WHAT TO PRODUCE >> Your output is the lines from the first one to the one containing "hx = xs[:len(historical)]", repeated exactly, with images left out.

:::

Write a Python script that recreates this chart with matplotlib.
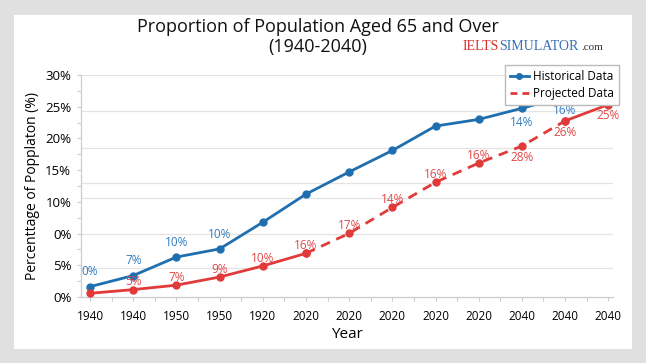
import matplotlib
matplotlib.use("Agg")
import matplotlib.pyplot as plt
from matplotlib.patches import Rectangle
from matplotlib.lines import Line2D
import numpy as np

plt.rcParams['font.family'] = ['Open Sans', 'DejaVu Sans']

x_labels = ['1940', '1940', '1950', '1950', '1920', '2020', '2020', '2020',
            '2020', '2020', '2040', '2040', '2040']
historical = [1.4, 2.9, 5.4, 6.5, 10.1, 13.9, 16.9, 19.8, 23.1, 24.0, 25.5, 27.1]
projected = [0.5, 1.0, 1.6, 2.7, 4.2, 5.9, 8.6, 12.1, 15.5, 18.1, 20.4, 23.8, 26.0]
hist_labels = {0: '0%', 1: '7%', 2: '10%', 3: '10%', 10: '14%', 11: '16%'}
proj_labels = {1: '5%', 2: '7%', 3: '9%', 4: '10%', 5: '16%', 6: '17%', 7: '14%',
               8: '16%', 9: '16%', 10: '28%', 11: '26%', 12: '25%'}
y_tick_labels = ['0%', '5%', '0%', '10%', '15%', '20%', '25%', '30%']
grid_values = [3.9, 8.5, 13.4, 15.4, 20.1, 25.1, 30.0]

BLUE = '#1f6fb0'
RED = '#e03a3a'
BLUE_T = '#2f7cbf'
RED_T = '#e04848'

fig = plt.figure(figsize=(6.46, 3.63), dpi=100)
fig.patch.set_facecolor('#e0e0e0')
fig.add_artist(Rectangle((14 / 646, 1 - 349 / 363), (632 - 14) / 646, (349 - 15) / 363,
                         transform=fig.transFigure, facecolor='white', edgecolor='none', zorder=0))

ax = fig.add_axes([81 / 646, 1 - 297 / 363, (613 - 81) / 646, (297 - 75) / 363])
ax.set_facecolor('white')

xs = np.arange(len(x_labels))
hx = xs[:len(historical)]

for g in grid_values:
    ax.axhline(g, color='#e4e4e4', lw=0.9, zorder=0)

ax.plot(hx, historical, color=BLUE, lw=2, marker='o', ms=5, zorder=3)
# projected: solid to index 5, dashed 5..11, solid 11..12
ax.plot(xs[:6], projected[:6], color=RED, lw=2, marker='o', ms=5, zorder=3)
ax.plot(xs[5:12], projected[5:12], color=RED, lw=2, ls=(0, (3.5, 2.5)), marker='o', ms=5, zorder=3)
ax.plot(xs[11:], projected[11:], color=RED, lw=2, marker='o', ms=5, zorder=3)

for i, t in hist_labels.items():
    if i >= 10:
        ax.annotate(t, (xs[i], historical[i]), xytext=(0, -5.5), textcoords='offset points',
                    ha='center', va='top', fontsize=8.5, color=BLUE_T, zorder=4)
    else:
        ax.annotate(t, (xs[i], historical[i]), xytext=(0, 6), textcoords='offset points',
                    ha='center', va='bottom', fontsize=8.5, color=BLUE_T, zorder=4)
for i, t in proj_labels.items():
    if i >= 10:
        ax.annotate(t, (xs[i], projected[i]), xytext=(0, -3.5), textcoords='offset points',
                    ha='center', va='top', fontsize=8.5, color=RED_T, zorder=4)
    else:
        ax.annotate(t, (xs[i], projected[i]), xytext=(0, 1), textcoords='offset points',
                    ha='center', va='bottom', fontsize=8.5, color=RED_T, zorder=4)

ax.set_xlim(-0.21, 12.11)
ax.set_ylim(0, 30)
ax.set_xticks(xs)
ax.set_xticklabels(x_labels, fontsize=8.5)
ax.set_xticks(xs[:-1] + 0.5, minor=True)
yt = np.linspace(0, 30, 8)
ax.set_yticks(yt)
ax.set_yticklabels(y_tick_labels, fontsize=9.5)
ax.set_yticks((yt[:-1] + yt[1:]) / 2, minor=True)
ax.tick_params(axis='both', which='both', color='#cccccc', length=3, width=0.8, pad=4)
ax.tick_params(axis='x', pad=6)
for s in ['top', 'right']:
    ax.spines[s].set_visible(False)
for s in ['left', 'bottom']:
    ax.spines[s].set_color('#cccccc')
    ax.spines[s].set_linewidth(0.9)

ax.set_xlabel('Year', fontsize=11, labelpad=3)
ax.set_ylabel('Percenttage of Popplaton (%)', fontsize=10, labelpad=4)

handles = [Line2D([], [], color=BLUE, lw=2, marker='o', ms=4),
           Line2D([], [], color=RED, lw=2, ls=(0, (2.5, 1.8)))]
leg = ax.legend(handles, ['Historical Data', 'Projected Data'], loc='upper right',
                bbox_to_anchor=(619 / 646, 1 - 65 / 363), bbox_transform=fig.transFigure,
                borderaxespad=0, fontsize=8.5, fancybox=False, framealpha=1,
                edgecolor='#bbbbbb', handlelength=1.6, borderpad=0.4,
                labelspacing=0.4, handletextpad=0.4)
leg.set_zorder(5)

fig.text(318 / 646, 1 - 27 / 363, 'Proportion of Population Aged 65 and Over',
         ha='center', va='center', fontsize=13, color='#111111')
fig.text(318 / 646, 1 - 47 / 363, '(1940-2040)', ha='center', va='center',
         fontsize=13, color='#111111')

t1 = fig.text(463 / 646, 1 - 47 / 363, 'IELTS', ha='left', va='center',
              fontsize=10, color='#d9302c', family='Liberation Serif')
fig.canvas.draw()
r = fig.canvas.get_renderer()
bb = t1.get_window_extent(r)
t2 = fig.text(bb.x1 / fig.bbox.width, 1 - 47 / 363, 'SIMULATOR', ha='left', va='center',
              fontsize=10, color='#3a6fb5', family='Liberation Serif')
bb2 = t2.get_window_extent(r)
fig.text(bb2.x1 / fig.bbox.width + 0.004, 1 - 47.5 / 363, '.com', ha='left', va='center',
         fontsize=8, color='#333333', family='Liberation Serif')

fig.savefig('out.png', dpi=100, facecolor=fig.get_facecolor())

:::

WRITTEN RESPONSE >>
Write a Python script that recreates this chart with matplotlib.
import matplotlib
matplotlib.use("Agg")
import matplotlib.pyplot as plt
from matplotlib.patches import Rectangle
from matplotlib.lines import Line2D
import numpy as np

plt.rcParams['font.family'] = ['Open Sans', 'DejaVu Sans']

x_labels = ['1940', '1940', '1950', '1950', '1920', '2020', '2020', '2020',
            '2020', '2020', '2040', '2040', '2040']
historical = [1.4, 2.9, 5.4, 6.5, 10.1, 13.9, 16.9, 19.8, 23.1, 24.0, 25.5, 27.1]
projected = [0.5, 1.0, 1.6, 2.7, 4.2, 5.9, 8.6, 12.1, 15.5, 18.1, 20.4, 23.8, 26.0]
hist_labels = {0: '0%', 1: '7%', 2: '10%', 3: '10%', 10: '14%', 11: '16%'}
proj_labels = {1: '5%', 2: '7%', 3: '9%', 4: '10%', 5: '16%', 6: '17%', 7: '14%',
               8: '16%', 9: '16%', 10: '28%', 11: '26%', 12: '25%'}
y_tick_labels = ['0%', '5%', '0%', '10%', '15%', '20%', '25%', '30%']
grid_values = [3.9, 8.5, 13.4, 15.4, 20.1, 25.1, 30.0]

BLUE = '#1f6fb0'
RED = '#e03a3a'
BLUE_T = '#2f7cbf'
RED_T = '#e04848'

fig = plt.figure(figsize=(6.46, 3.63), dpi=100)
fig.patch.set_facecolor('#e0e0e0')
fig.add_artist(Rectangle((14 / 646, 1 - 349 / 363), (632 - 14) / 646, (349 - 15) / 363,
                         transform=fig.transFigure, facecolor='white', edgecolor='none', zorder=0))

ax = fig.add_axes([81 / 646, 1 - 297 / 363, (613 - 81) / 646, (297 - 75) / 363])
ax.set_facecolor('white')

xs = np.arange(len(x_labels))
hx = xs[:len(historical)]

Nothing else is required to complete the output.